# [GIVEN DATA]

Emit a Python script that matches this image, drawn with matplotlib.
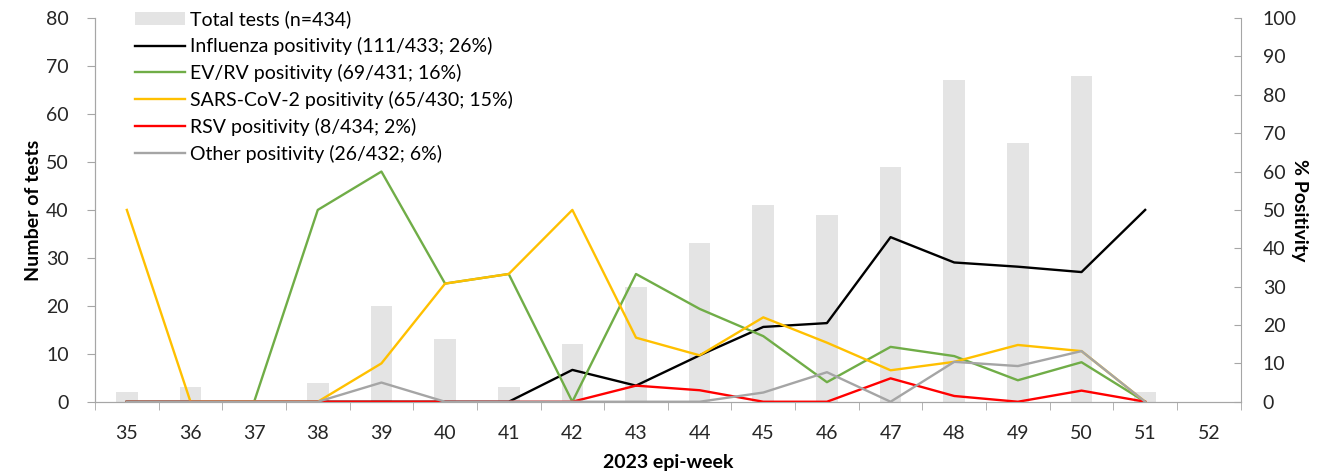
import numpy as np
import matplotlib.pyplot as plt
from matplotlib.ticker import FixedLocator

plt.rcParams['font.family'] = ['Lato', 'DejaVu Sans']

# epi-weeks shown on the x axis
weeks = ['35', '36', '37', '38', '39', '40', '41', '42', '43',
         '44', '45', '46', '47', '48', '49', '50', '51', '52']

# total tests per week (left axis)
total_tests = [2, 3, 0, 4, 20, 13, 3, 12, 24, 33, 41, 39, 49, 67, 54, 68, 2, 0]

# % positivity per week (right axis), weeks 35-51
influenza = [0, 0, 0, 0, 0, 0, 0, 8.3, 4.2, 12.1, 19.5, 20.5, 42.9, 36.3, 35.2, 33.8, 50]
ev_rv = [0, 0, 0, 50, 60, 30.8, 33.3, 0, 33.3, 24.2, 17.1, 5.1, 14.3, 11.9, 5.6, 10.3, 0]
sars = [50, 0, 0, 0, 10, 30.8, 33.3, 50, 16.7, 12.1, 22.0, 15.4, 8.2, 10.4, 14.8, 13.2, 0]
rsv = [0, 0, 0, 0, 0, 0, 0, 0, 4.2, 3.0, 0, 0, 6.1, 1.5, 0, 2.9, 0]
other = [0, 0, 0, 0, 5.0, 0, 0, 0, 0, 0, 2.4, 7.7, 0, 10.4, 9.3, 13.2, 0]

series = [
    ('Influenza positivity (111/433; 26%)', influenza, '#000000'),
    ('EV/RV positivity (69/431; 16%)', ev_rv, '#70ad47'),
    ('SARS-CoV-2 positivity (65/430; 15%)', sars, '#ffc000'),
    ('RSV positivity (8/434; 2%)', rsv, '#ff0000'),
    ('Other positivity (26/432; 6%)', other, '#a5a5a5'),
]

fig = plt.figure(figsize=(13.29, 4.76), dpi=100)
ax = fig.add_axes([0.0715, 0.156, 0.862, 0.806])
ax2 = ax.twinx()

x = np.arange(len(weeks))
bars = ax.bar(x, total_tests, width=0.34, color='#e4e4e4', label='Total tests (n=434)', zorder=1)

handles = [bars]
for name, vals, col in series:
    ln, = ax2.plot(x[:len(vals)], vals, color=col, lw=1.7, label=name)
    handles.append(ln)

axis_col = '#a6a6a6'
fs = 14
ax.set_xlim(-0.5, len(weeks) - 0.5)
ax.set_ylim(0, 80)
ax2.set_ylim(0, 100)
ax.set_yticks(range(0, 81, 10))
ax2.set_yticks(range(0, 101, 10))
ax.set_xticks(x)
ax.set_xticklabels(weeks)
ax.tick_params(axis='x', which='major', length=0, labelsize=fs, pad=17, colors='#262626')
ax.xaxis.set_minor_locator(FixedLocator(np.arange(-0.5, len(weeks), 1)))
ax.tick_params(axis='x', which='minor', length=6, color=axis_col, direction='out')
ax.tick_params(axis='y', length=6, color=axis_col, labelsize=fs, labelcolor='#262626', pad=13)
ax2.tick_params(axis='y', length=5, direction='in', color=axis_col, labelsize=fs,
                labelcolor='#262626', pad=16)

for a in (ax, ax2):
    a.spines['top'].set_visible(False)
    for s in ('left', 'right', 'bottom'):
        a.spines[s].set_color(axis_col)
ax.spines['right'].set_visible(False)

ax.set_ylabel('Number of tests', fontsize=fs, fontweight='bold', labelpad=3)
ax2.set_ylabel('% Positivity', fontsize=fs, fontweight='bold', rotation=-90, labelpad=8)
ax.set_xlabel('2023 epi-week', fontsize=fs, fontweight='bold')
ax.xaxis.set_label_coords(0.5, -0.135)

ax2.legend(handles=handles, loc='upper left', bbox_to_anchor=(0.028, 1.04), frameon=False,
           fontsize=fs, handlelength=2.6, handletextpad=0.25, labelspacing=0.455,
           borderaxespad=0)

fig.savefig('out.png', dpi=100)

# [EXERCISE OBJECTIVE]
Pull every line containing "matplotlib" out of the data above.

# [TASK OUTPUT]
Emit a Python script that matches this image, drawn with matplotlib.
import matplotlib.pyplot as plt
from matplotlib.ticker import FixedLocator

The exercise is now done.